Details on what really occurred with Red Cross food issues follows.
The Japanese refused to allow Red Cross relief parcels to be distributed, so any supplementing of the meager rations depended on the ingenuity of the prisoners themselves.
‘The Red Cross was faced with enormous difficulties in getting to these camps and inspecting them. All too often the necessary documents needed for a visit were not issued and, as an example, the Japanese did not even tell the Red Cross how many POW camps they ran. The Red Cross were told by the Japanese that there were 42 POW camps when there were over 100. Getting any type of communication back to Britain was made all but impossible by the Japanese, so that families in Britain had no idea as to what was going on with regards to their loved ones in the Far East. The Red Cross received a degree of criticism for this after the war, but given the circumstances they found themselves in (their Borneo delegate and his wife were shot for trying to get a list of prisoner names off of the Japanese) such criticism was harsh.

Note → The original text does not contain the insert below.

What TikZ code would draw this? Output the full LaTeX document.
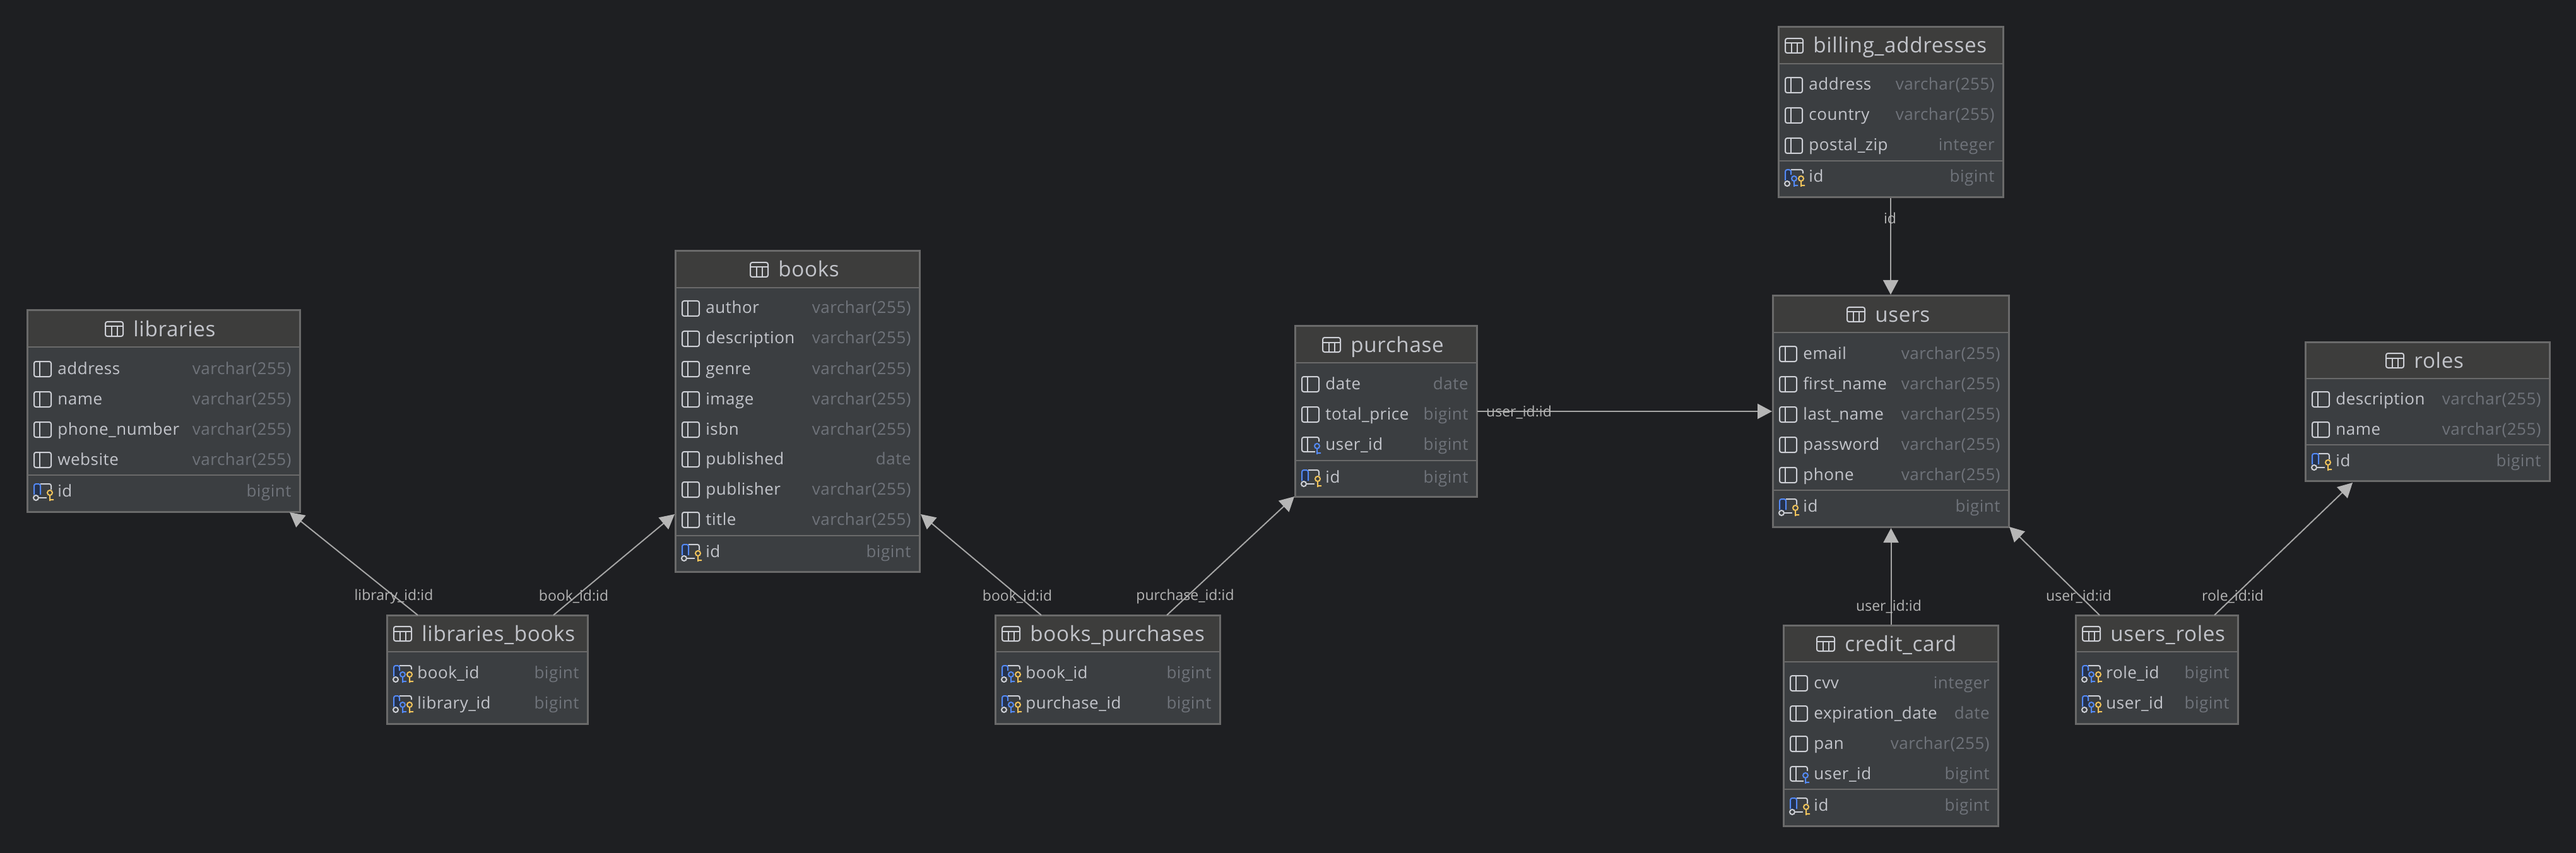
\documentclass[tikz,border=0pt]{standalone}
\usepackage{fontspec}
\usetikzlibrary{arrows.meta}
\setmainfont{Open Sans}
\newfontfamily\rowfont[LetterSpace=2]{Open Sans}
\definecolor{bgc}{HTML}{1E1F22}
\definecolor{headc}{HTML}{3D3D3C}
\definecolor{bodyc}{HTML}{3B3E41}
\definecolor{borderc}{HTML}{6A6A6A}
\definecolor{textc}{HTML}{C2C4CA}
\definecolor{typec}{HTML}{6F737A}
\definecolor{iconc}{HTML}{CED0D6}
\definecolor{bluec}{HTML}{548AF7}
\definecolor{darkblue}{HTML}{25324D}
\definecolor{yellowc}{HTML}{F2C55C}
\definecolor{linec}{HTML}{A5A5A5}
\definecolor{tipc}{HTML}{B6B6B6}
\definecolor{labelc}{HTML}{B4B4B4}
\tikzset{
  x=0.5pt,y=-0.5pt,
  tablebody/.style={draw=borderc,fill=bodyc,line width=1.5pt,inner sep=0pt,rectangle},
  sepline/.style={draw=borderc,line width=1.2pt},
  iconline/.style={line width=1pt,rounded corners=1.5pt},
  titletext/.style={anchor=base west,inner sep=0pt,text=textc,font=\rowfont\fontsize{16.6}{20}\selectfont},
  rowtext/.style={anchor=base west,inner sep=0pt,text=textc,font=\rowfont\fontsize{13}{16}\selectfont},
  typetext/.style={anchor=base east,inner sep=0pt,text=typec,font=\rowfont\fontsize{13}{16}\selectfont},
  linktext/.style={inner sep=0pt,text=labelc,font=\fontsize{11.5}{14}\selectfont},
  link/.style={draw=linec,line width=1pt,-{Triangle[length=11.5pt,width=12pt,color=tipc]}},
}
\newcommand\tableicon[2]{\begin{scope}[shift={({#1},{#2})}]
  \draw[iconc,iconline] (0,-11.5) rectangle (28,11.5);
  \draw[iconc,line width=1pt] (0,-4)--(28,-4) (9.5,-4)--(9.5,11.5) (18.5,-4)--(18.5,11.5);
\end{scope}}
\newcommand\keyat[3]{\draw[#3,line width=1pt] (#1,#2) circle[radius=4] (#1,#2+4)--(#1,#2+13) (#1,#2+11)--(#1+6,#2+11);}
\newcommand\icol[2]{\begin{scope}[shift={({#1},{#2})}]
  \draw[iconc,iconline] (0,-12) rectangle (27,12);
  \draw[iconc,line width=1pt] (9,-12)--(9,12);
\end{scope}}
\newcommand\ifk[2]{\begin{scope}[shift={({#1},{#2})}]
  \draw[iconc,iconline] (21,11)--(0,11)--(0,-12)--(27,-12)--(27,-5);
  \draw[iconc,line width=1pt] (9,-12)--(9,11);
  \keyat{24}{2}{bluec}
\end{scope}}
\newcommand\ipk[2]{\begin{scope}[shift={({#1},{#2})}]
  \fill[darkblue] (0,-12) rectangle (10,6);
  \draw[iconc,iconline] (10,-12)--(27,-12)--(27,-3);
  \draw[iconc,line width=1pt] (8,10)--(20,10);
  \draw[bluec,iconline] (0,5)--(0,-12)--(10,-12)--(10,5);
  \draw[iconc,line width=1pt] (3,10) circle[radius=4];
  \keyat{25}{2}{yellowc}
\end{scope}}
\newcommand\ipkfk[2]{\begin{scope}[shift={({#1},{#2})}]
  \fill[darkblue] (0,-12) rectangle (9,6);
  \draw[iconc,iconline] (9,-12)--(28,-12)--(28,-6);
  \draw[bluec,iconline] (0,5)--(0,-12)--(9,-12)--(9,-4);
  \draw[iconc,line width=1pt] (3,10) circle[radius=4];
  \keyat{14}{2}{bluec}
  \keyat{25}{2}{yellowc}
\end{scope}}
% id, title, L, T, R, B, icon x
\newcommand\dbtable[7]{%
  \def\tL{#3}\def\tR{#5}%
  \node[tablebody,minimum width={(#5-#3)*0.5pt},minimum height={(#6-#4)*0.5pt}] (#1) at ({(#3+#5)/2},{(#4+#6)/2}) {};
  \fill[headc] (#3+1.5,#4+1.5) rectangle (#5-1.5,#4+58);
  \draw[sepline] (#3,#4+58) -- (#5,#4+58);
  \tableicon{#7}{#4+29.5}
  \node[titletext] (#1-title) at (#7+44,#4+41) {#2};
}
\newcommand\dbrow[5]{%
  #3{\tL+11}{#2}
  \node[rowtext] (#1) at (\tL+48,#2+8) {#4};
  \node[typetext] (#1-type) at (\tR-13,#2+8) {#5};
}
\newcommand\dbsep[1]{\draw[sepline] (\tL,#1) -- (\tR,#1);}
\begin{document}
\begin{tikzpicture}
\useasboundingbox (0,0) rectangle (4082,1352);
\fill[bgc] (0,0) rectangle (4082,1352);

% libraries
\dbtable{libraries}{libraries}{43}{492}{475}{811}{167}
\dbrow{lib-address}{585}{\icol}{address}{varchar(255)}
\dbrow{lib-name}{633}{\icol}{name}{varchar(255)}
\dbrow{lib-phone}{681}{\icol}{phone\_number}{varchar(255)}
\dbrow{lib-website}{729}{\icol}{website}{varchar(255)}
\dbsep{753}
\dbrow{lib-id}{779}{\ipk}{id}{bigint}

% books
\dbtable{books}{books}{1070}{398}{1457}{906}{1189}
\dbrow{bk-author}{489}{\icol}{author}{varchar(255)}
\dbrow{bk-description}{537}{\icol}{description}{varchar(255)}
\dbrow{bk-genre}{585}{\icol}{genre}{varchar(255)}
\dbrow{bk-image}{633}{\icol}{image}{varchar(255)}
\dbrow{bk-isbn}{681}{\icol}{isbn}{varchar(255)}
\dbrow{bk-published}{728}{\icol}{published}{date}
\dbrow{bk-publisher}{776}{\icol}{publisher}{varchar(255)}
\dbrow{bk-title}{824}{\icol}{title}{varchar(255)}
\dbsep{849}
\dbrow{bk-id}{875}{\ipk}{id}{bigint}

% purchase
\dbtable{purchase}{purchase}{2052}{517}{2340}{787}{2096}
\dbrow{pu-date}{609}{\icol}{date}{date}
\dbrow{pu-total}{657}{\icol}{total\_price}{bigint}
\dbrow{pu-user}{705}{\ifk}{user\_id}{bigint}
\dbsep{730}
\dbrow{pu-id}{757}{\ipk}{id}{bigint}

% billing_addresses
\dbtable{billing}{billing\_addresses}{2818}{43}{3174}{313}{2829}
\dbrow{bi-address}{135}{\icol}{address}{varchar(255)}
\dbrow{bi-country}{183}{\icol}{country}{varchar(255)}
\dbrow{bi-zip}{231}{\icol}{postal\_zip}{integer}
\dbsep{255}
\dbrow{bi-id}{281}{\ipkfk}{id}{bigint}

% users
\dbtable{users}{users}{2809}{469}{3183}{835}{2927}
\dbrow{us-email}{561}{\icol}{email}{varchar(255)}
\dbrow{us-first}{609}{\icol}{first\_name}{varchar(255)}
\dbrow{us-last}{657}{\icol}{last\_name}{varchar(255)}
\dbrow{us-password}{705}{\icol}{password}{varchar(255)}
\dbrow{us-phone}{753}{\icol}{phone}{varchar(255)}
\dbsep{777}
\dbrow{us-id}{803}{\ipk}{id}{bigint}

% roles
\dbtable{roles}{roles}{3653}{542}{4040}{762}{3781}
\dbrow{ro-description}{633}{\icol}{description}{varchar(255)}
\dbrow{ro-name}{681}{\icol}{name}{varchar(255)}
\dbsep{705}
\dbrow{ro-id}{731}{\ipk}{id}{bigint}

% libraries_books
\dbtable{libbooks}{libraries\_books}{613}{975}{931}{1147}{624}
\dbrow{lb-book}{1067}{\ipkfk}{book\_id}{bigint}
\dbrow{lb-library}{1115}{\ipkfk}{library\_id}{bigint}

% books_purchases
\dbtable{bookspur}{books\_purchases}{1577}{975}{1933}{1147}{1588}
\dbrow{bp-book}{1067}{\ipkfk}{book\_id}{bigint}
\dbrow{bp-purchase}{1115}{\ipkfk}{purchase\_id}{bigint}

% credit_card
\dbtable{credit}{credit\_card}{2826}{991}{3166}{1309}{2879}
\dbrow{cc-cvv}{1083}{\icol}{cvv}{integer}
\dbrow{cc-exp}{1131}{\icol}{expiration\_date}{date}
\dbrow{cc-pan}{1179}{\icol}{pan}{varchar(255)}
\dbrow{cc-user}{1227}{\ifk}{user\_id}{bigint}
\dbsep{1251}
\dbrow{cc-id}{1277}{\ipk}{id}{bigint}

% users_roles
\dbtable{usersroles}{users\_roles}{3289}{975}{3546}{1147}{3300}
\dbrow{ur-role}{1067}{\ipkfk}{role\_id}{bigint}
\dbrow{ur-user}{1115}{\ipkfk}{user\_id}{bigint}

% connector ends
\coordinate (lbA) at (662,975);   \coordinate (libT) at (459,812);
\coordinate (lbB) at (877,975);   \coordinate (bkL) at (1069,815);
\coordinate (bpA) at (1650,975);  \coordinate (bkR) at (1459,815);
\coordinate (bpB) at (1849,975);  \coordinate (puT) at (2051,787);
\coordinate (puR) at (2341,652);  \coordinate (usL) at (2808,652);
\coordinate (biB) at (2996,314);  \coordinate (usT) at (2996,467);
\coordinate (ccT) at (2996.5,990);\coordinate (usB) at (2996.5,837);
\coordinate (urA) at (3327,975);  \coordinate (usC) at (3184,835);
\coordinate (urB) at (3509,975);  \coordinate (roB) at (3728,765);

\draw[link] (lbA) -- (libT);
\draw[link] (lbB) -- (bkL);
\draw[link] (bpA) -- (bkR);
\draw[link] (bpB) -- (puT);
\draw[link] (puR) -- (usL);
\draw[link] (biB) -- (usT);
\draw[link] (ccT) -- (usB);
\draw[link] (urA) -- (usC);
\draw[link] (urB) -- (roB);

\node[linktext] (l1) at (624,946) {library\_id:id};
\node[linktext] (l2) at (909,946) {book\_id:id};
\node[linktext] (l3) at (1612,946) {book\_id:id};
\node[linktext] (l4) at (1878,946) {purchase\_id:id};
\node[linktext] (l5) at (2407,654) {user\_id:id};
\node[linktext] (l6) at (2995,346) {id};
\node[linktext] (l7) at (2993,962) {user\_id:id};
\node[linktext] (l8) at (3294,946) {user\_id:id};
\node[linktext] (l9) at (3538,946) {role\_id:id};
\end{tikzpicture}
\end{document}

During World War 2, the belligerent nations in Western Europe allowed the Red Cross to carry out its work of supporting those who had been taken prisoner. The same was not as true in the Pacific and Eastern European theatres of war. At the Changi camp run by the Japanese in Singapore, on average, a POW received a fraction of one food parcel sent by the Red Cross in the three-and-a half years that the camp was open. They also received just one letter per year. The Red Cross was linked to the Geneva Conventions on how captured personnel should be treated and Japan had not signed up to this.
In August 1942, the Japanese ordered that no neutral ship, even flying the flag of the Red Cross, would be allowed in Japanese waters. Clearly this meant that food parcels for POW’s held in Japan could not be sent. Food parcels were stockpiled in Vladivostok from September 1943 on, but they remained there until November 1944 when the Japanese allowed one ship to transport parcels to Japan. However, how much of this consignment actually got to POW’s or internees is not known. A second shipment never occurred as the ship was sunk.
The Japanese put a limit on the number of words a POW could receive in a letter. The maximum was 25 words that had to be typed in capital letters. Sending a letter from a POW camp was even more difficult as the Japanese had little time for POW’s who had surrendered. Such indifference meant that very little news came from the camps to families and the Red Cross could do little to change this.’